Sotto un pergolato carico d’uva dieci putti stanno giocando e vendemmiando: alcuni raccolgono grappoli per versarli in un tino e schiacciarli, mentre altri danzano al suono del tamburello e uno, caduto a terra, viene aiutato a rialzarsi.
La scena è una raffigurazione allegorica dell’autunno, soggetto che affonda le sue radici nella Grecia del IV secolo a.C., epoca a cui risalgono la suddivisione dell’anno in quattro stagioni e i primi tentativi degli artisti di dare vita a personificazioni e allegorie che celebrassero i doni che la natura offre all’uomo in ciascuna di esse.
Nella serie di quattro vasi, di cui il presente fa parte, eseguiti in collaborazione da Lorenzo Cardelli, abile intagliatore di marmi, e Massimiliano Laboureur, elegante e raffinato scultore, per le allegorie delle stagioni si è scelto di raffigurare il soggetto secondo un gusto ellenistico, attraverso attività e giochi compiuti da delicati gruppi di putti, per i quali Laboureur, autore della figurazione in bassorilievo, mostra anche di aver guardato alle opere dello stesso genere di François Duquesnoy (Faldi, 1954, p. 58).
Anche la forma del vaso è frutto dello studio di modelli antichi, per essa Lorenzo Cardelli ha evidentemente tratto ispirazione dal cantaro tardo antico collocato nel quadriportico della chiesa di S.Cecilia in Trastevere in Roma, assai noto in quegli anni anche grazie a un’incisione di Giovanni Battista Piranesi (1778, I, tav. 37). L’insieme, elegante e raffinato, dà forma allo spirito di recupero dell’antico che animava i lavori di decorazione della Villa Pinciana avviati da Marcantonio Borghese dagli anni Settanta del secolo e condotti con la supervisione dell’architetto Antonio Asprucci.
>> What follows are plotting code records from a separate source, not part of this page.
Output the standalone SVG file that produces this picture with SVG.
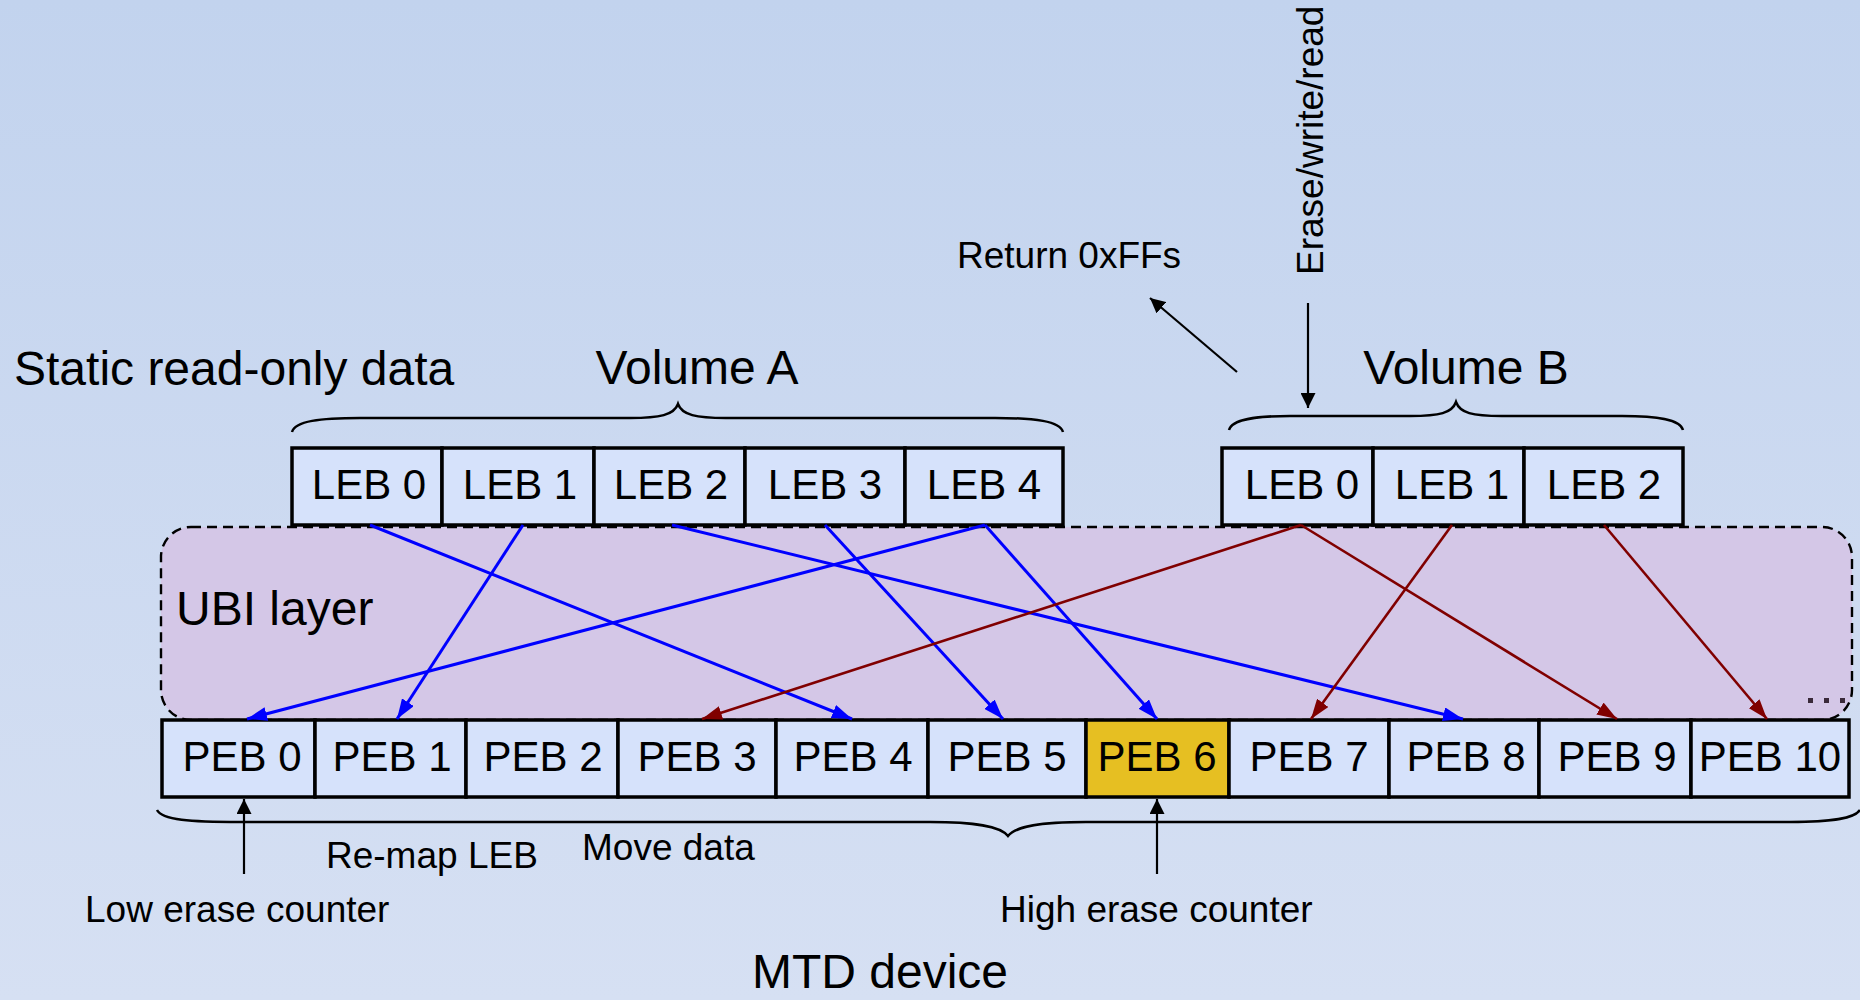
<svg xmlns="http://www.w3.org/2000/svg" width="1860" height="1000" viewBox="0 0 1860 1000">
<defs>
<linearGradient id="bg" x1="0" y1="0" x2="0" y2="1">
<stop offset="0" stop-color="#C2D3EE"/>
<stop offset="1" stop-color="#D6E0F3"/>
</linearGradient>
<marker id="ab" viewBox="0 0 20 14" refX="20" refY="7" markerWidth="20" markerHeight="14" markerUnits="userSpaceOnUse" orient="auto"><path d="M0,0 L20,7 L0,14 z" fill="#0000FF"/></marker>
<marker id="ar" viewBox="0 0 20 14" refX="20" refY="7" markerWidth="20" markerHeight="14" markerUnits="userSpaceOnUse" orient="auto"><path d="M0,0 L20,7 L0,14 z" fill="#800000"/></marker>
<marker id="ak" viewBox="0 0 15 15" refX="15" refY="7.5" markerWidth="15" markerHeight="15" markerUnits="userSpaceOnUse" orient="auto"><path d="M0,0 L15,7.5 L0,15 z" fill="#000"/></marker>
</defs>
<style>
text{font-family:"Liberation Sans",Arial,sans-serif;fill:#000}
.big{font-size:48px}
.lbl{font-size:37px}
.box{font-size:42px;text-anchor:middle}
.cell{fill:#D6E2FB;stroke:#000;stroke-width:3.5}
.gold{fill:#E6BF22}
.brace{fill:none;stroke:#000;stroke-width:2.5}
.blue{stroke:#0000FF;stroke-width:3;fill:none;marker-end:url(#ab)}
.red{stroke:#800000;stroke-width:2.6;fill:none;marker-end:url(#ar)}
.blk{stroke:#000;stroke-width:2.2;fill:none;marker-end:url(#ak)}
</style>
<rect x="0" y="0" width="1860" height="1000" fill="url(#bg)"/>

<g id="ubi-layer">
<rect x="161" y="527" width="1691" height="193" rx="30" ry="30" fill="#D4C7E7" stroke="#000" stroke-width="2.4" stroke-dasharray="10 6"/>
<text class="big" x="176" y="625">UBI layer</text>
<rect x="1808" y="698" width="5" height="5" fill="#3a2a3a"/>
<rect x="1824" y="698" width="5" height="5" fill="#3a2a3a"/>
<rect x="1840" y="698" width="5" height="5" fill="#3a2a3a"/>
</g>

<g id="labels">
<text class="big" x="14" y="385">Static read-only data</text>
<text class="lbl" x="957" y="268">Return 0xFFs</text>
<text class="lbl" transform="translate(1323,275) rotate(-90)">Erase/write/read</text>
<text class="lbl" x="326" y="868">Re-map LEB</text>
<text class="lbl" x="582" y="860">Move data</text>
<text class="lbl" x="85" y="922">Low erase counter</text>
<text class="lbl" x="1000" y="922">High erase counter</text>
<text class="big" x="752" y="988">MTD device</text>
</g>

<g id="volume-a">
<text class="big" x="697" y="384" text-anchor="middle">Volume A</text>
<path class="brace" d="M292,432 C295,421 320,418 360,418 L630,418 C660,418 674,415 678,404 C682,415 696,418 726,418 L995,418 C1035,418 1060,421 1063,432"/>
<g id="leb-a0"><rect class="cell" x="292" y="448" width="150" height="77"/><text class="box" x="369" y="499">LEB 0</text></g>
<g id="leb-a1"><rect class="cell" x="442" y="448" width="152" height="77"/><text class="box" x="520" y="499">LEB 1</text></g>
<g id="leb-a2"><rect class="cell" x="594" y="448" width="151" height="77"/><text class="box" x="671" y="499">LEB 2</text></g>
<g id="leb-a3"><rect class="cell" x="745" y="448" width="160" height="77"/><text class="box" x="825" y="499">LEB 3</text></g>
<g id="leb-a4"><rect class="cell" x="905" y="448" width="158" height="77"/><text class="box" x="984" y="499">LEB 4</text></g>
</g>

<g id="volume-b">
<text class="big" x="1466" y="384" text-anchor="middle">Volume B</text>
<path class="brace" d="M1229,430 C1232,419 1255,416 1290,416 L1410,416 C1440,416 1452,413 1456,402 C1460,413 1472,416 1502,416 L1622,416 C1657,416 1680,419 1683,430"/>
<g id="leb-b0"><rect class="cell" x="1222" y="448" width="151" height="77"/><text class="box" x="1302" y="499">LEB 0</text></g>
<g id="leb-b1"><rect class="cell" x="1373" y="448" width="151" height="77"/><text class="box" x="1452" y="499">LEB 1</text></g>
<g id="leb-b2"><rect class="cell" x="1524" y="448" width="159" height="77"/><text class="box" x="1604" y="499">LEB 2</text></g>
</g>

<g id="mtd-device">
<g id="peb0"><rect class="cell" x="162" y="720" width="153" height="77"/><text class="box" x="242" y="771">PEB 0</text></g>
<g id="peb1"><rect class="cell" x="315" y="720" width="151" height="77"/><text class="box" x="392" y="771">PEB 1</text></g>
<g id="peb2"><rect class="cell" x="466" y="720" width="152" height="77"/><text class="box" x="543" y="771">PEB 2</text></g>
<g id="peb3"><rect class="cell" x="618" y="720" width="158" height="77"/><text class="box" x="697" y="771">PEB 3</text></g>
<g id="peb4"><rect class="cell" x="776" y="720" width="152" height="77"/><text class="box" x="853" y="771">PEB 4</text></g>
<g id="peb5"><rect class="cell" x="928" y="720" width="158" height="77"/><text class="box" x="1007" y="771">PEB 5</text></g>
<g id="peb6"><rect class="cell gold" x="1086" y="720" width="143" height="77"/><text class="box" x="1157" y="771">PEB 6</text></g>
<g id="peb7"><rect class="cell" x="1229" y="720" width="160" height="77"/><text class="box" x="1309" y="771">PEB 7</text></g>
<g id="peb8"><rect class="cell" x="1389" y="720" width="150" height="77"/><text class="box" x="1466" y="771">PEB 8</text></g>
<g id="peb9"><rect class="cell" x="1539" y="720" width="152" height="77"/><text class="box" x="1617" y="771">PEB 9</text></g>
<g id="peb10"><rect class="cell" x="1691" y="720" width="158" height="77"/><text class="box" x="1770" y="771">PEB 10</text></g>
<path class="brace" d="M157,810 C162,820 190,822 240,822 L930,822 C975,822 1000,826 1008,836 C1016,826 1041,822 1086,822 L1790,822 C1835,822 1855,818 1860,810"/>
</g>

<g id="connectors">
<line class="blue" x1="370" y1="525" x2="852" y2="719"/>
<line class="blue" x1="523" y1="525" x2="397" y2="719"/>
<line class="blue" x1="672" y1="525" x2="1463" y2="719"/>
<line class="blue" x1="825" y1="525" x2="1003" y2="719"/>
<line class="blue" x1="985" y1="525" x2="247" y2="719"/>
<line class="blue" x1="985" y1="525" x2="1157" y2="719"/>
<line class="red" x1="1301" y1="525" x2="702" y2="719"/>
<line class="red" x1="1301" y1="525" x2="1617" y2="719"/>
<line class="red" x1="1452" y1="525" x2="1311" y2="719"/>
<line class="red" x1="1604" y1="525" x2="1767" y2="719"/>
<line class="blk" x1="1237" y1="372" x2="1150" y2="298"/>
<line class="blk" x1="1308" y1="303" x2="1308" y2="408"/>
<line class="blk" x1="244" y1="874" x2="244" y2="799"/>
<line class="blk" x1="1157" y1="874" x2="1157" y2="799"/>
</g>
</svg>
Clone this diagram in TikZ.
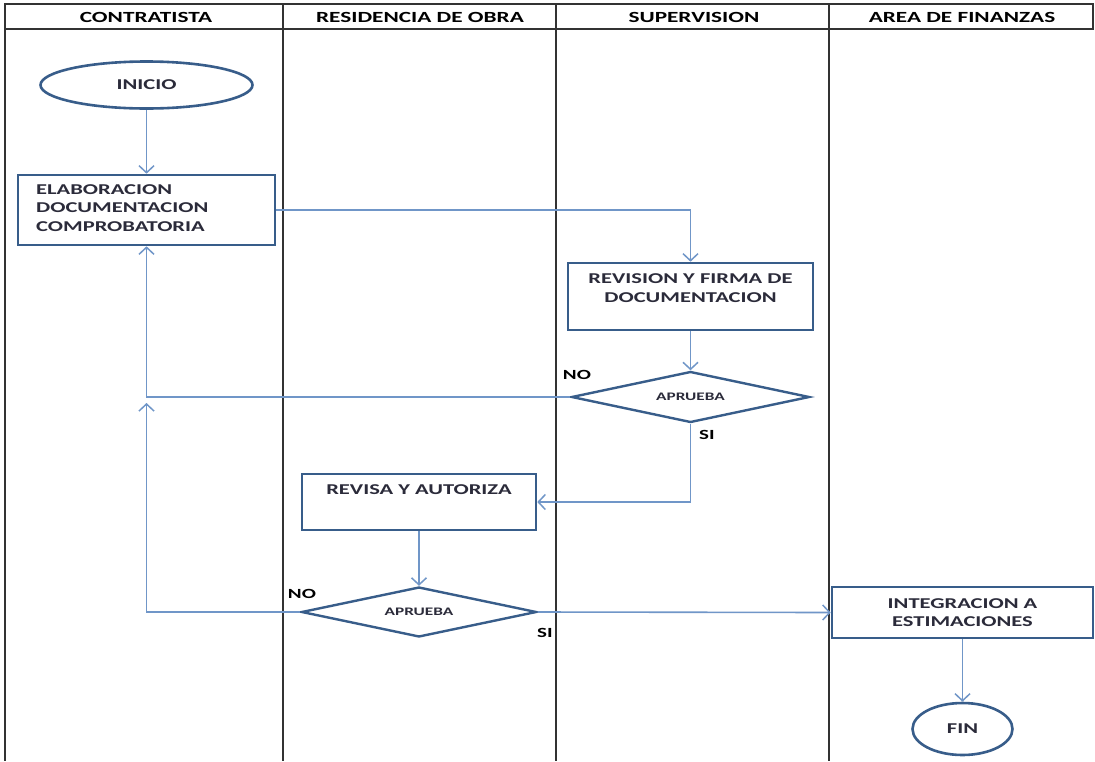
\documentclass[tikz,border=0pt]{standalone}
\usepackage{fontspec}
\setmainfont{Carlito}[FakeStretch=1.5]
\usetikzlibrary{shapes.geometric,arrows.meta}
\definecolor{boxline}{HTML}{385D8A}
\definecolor{connline}{HTML}{7096C8}
\definecolor{txt}{HTML}{2B2B3A}
\tikzset{
  lane/.style={draw=black!80, line width=1.6pt},
  procbox/.style={draw=boxline, line width=2.6pt, fill=white, rectangle, inner sep=0pt},
  termbox/.style={draw=boxline, line width=2.6pt, fill=white, ellipse, inner sep=0pt},
  decbox/.style={draw=boxline, line width=2.4pt, fill=white, diamond, inner sep=0pt, aspect=4.6,
    font=\fontsize{11.5}{13}\selectfont\bfseries, text=txt},
  btext/.style={font=\fontsize{15}{18.5}\selectfont\bfseries, text=txt, inner sep=0pt},
  lbl/.style={font=\fontsize{14}{16}\selectfont\bfseries, text=black, inner sep=0pt},
  head/.style={font=\fontsize{15.5}{18}\selectfont\bfseries, text=black, inner sep=0pt},
  conn/.style={draw=connline, line width=1.6pt, -{Straight Barb[length=7pt,width=15pt,line width=1.5pt]}},
}
\begin{document}
\begin{tikzpicture}[x=1pt,y=-1pt]
\useasboundingbox (0,0) rectangle (1095,761);
\fill[white] (0,0) rectangle (1095,761);
% lanes
\draw[lane] (5,4) rectangle (1093,29);
\draw[lane] (5,29) -- (5,761);
\draw[lane] (283,4) -- (283,761);
\draw[lane] (556,4) -- (556,761);
\draw[lane] (829,4) -- (829,761);
\node[head] (h1) at (146,17) {CONTRATISTA};
\node[head] (h2) at (420,17) {RESIDENCIA DE OBRA};
\node[head] (h3) at (694,17) {SUPERVISION};
\node[head] (h4) at (962,17) {AREA DE FINANZAS};
% nodes
\node[termbox, minimum width=212pt, minimum height=47pt, btext] (inicio) at (146.5,85) {INICIO};
\node[procbox, minimum width=257pt, minimum height=70pt] (elab) at (146.5,210) {};
\node[btext, align=left, anchor=west] (elabt) at (36,208) {ELABORACION\\DOCUMENTACION\\COMPROBATORIA};
\node[procbox, minimum width=245pt, minimum height=67pt] (rev) at (690.5,296.5) {};
\node[btext, align=center] (revt) at (690.5,288) {REVISION Y FIRMA DE\\DOCUMENTACION};
\node[decbox, minimum width=238pt, minimum height=51pt] (d1) at (690.5,397) {APRUEBA};
\node[procbox, minimum width=234pt, minimum height=56pt] (revisa) at (419,502) {};
\node[btext] (revisat) at (419,490) {REVISA Y AUTORIZA};
\node[decbox, minimum width=235pt, minimum height=50pt] (d2) at (419,612) {APRUEBA};
\node[procbox, minimum width=261pt, minimum height=51pt, btext, align=center] (integ) at (962.5,612.5) {INTEGRACION A\\ESTIMACIONES};
\node[termbox, minimum width=100pt, minimum height=52pt, btext] (fin) at (962.5,729) {FIN};
% labels
\node[lbl] (no1) at (577,375) {NO};
\node[lbl] (si1) at (707,435) {SI};
\node[lbl] (no2) at (302,594) {NO};
\node[lbl] (si2) at (545,633) {SI};
\coordinate (nohit) at (146.5,403);
% connectors
\draw[conn] (inicio.south) -- (inicio.south |- elab.north);
\draw[conn] (elab.east) -| (rev.north);
\draw[conn] (rev.south) -- (d1.north);
\draw[conn] (d1.west) -| (elab.south);
\draw[conn] (d1.south) |- (revisa.east);
\draw[conn] (revisa.south) -- (d2.north);
\draw[conn] (d2.west) -| (nohit);
\draw[conn] (d2.east) -- (integ.west);
\draw[conn] (integ.south) -- (fin.north);
\end{tikzpicture}
\end{document}
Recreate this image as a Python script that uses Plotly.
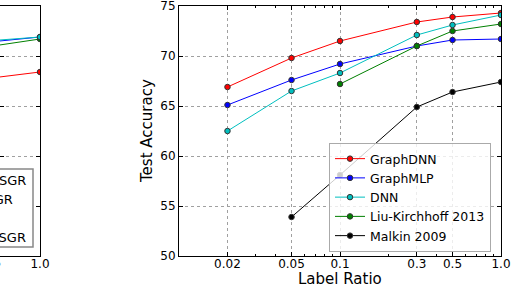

L’assoluta qualità dei vasi è sottolineata entusiasticamente anche dal Giornale delle Belle Arti del 29 ottobre 1785 in cui viene data la notizia dell’esecuzione della serie: “Il lavoro è condotto con una delicatezza e deligenza degna dei più bei tempi della Grecia” (p. 338).
Nella contabilità di casa Borghese sono conservati mandati di pagamento a Lorenzo Cardelli e a Massimiliano Laboureur per l’esecuzione della serie di vasi. Il primo ha ricevuto 280 scudi nel febbraio 1785 per “fattura, svuotatura e intaglio di quattro vasi di marmo statuario con suoi manichi” (Archivio Segreto Vaticano, Archivio Borghese, b. 5849, Filza dei mandati, 1784-1785, n. 19; b. 8090, Registro dei mandati, 1785-1786, p. 25 s., n. 95; in Faldi, 1954, p. 58, nn. I e II). A Massimiliano Laboureur sono stati versati, tra il 1783 e il 1785, un totale di 400 scudi “per i bassirilievi fatti in quattro vasi di marmo situati nella stanza di Dafne, ed Apollo, nel Palazzo di Villa Pinciana” (Archivio Segreto Vaticano, Archivio Borghese, b. 5848, Filza dei mandati, 1783, n. 174; b. 5849, Filza dei mandati, 1784-1785, nn. 108, 119, 162, 181; b. 8090, Registro dei mandati, 1785-1786, p. 156, n. 587; in Faldi, 1954, p. 58, nn. III-VIII).
Eseguiti per la sala di Apollo e Dafne, i quattro vasi erano esposti sopra altrettante antiche are triangolari (oggi al Louvre); dal 1888 sono esposti in sala XIV su rocchi di bigio morato (Faldi, 1954, p. 58).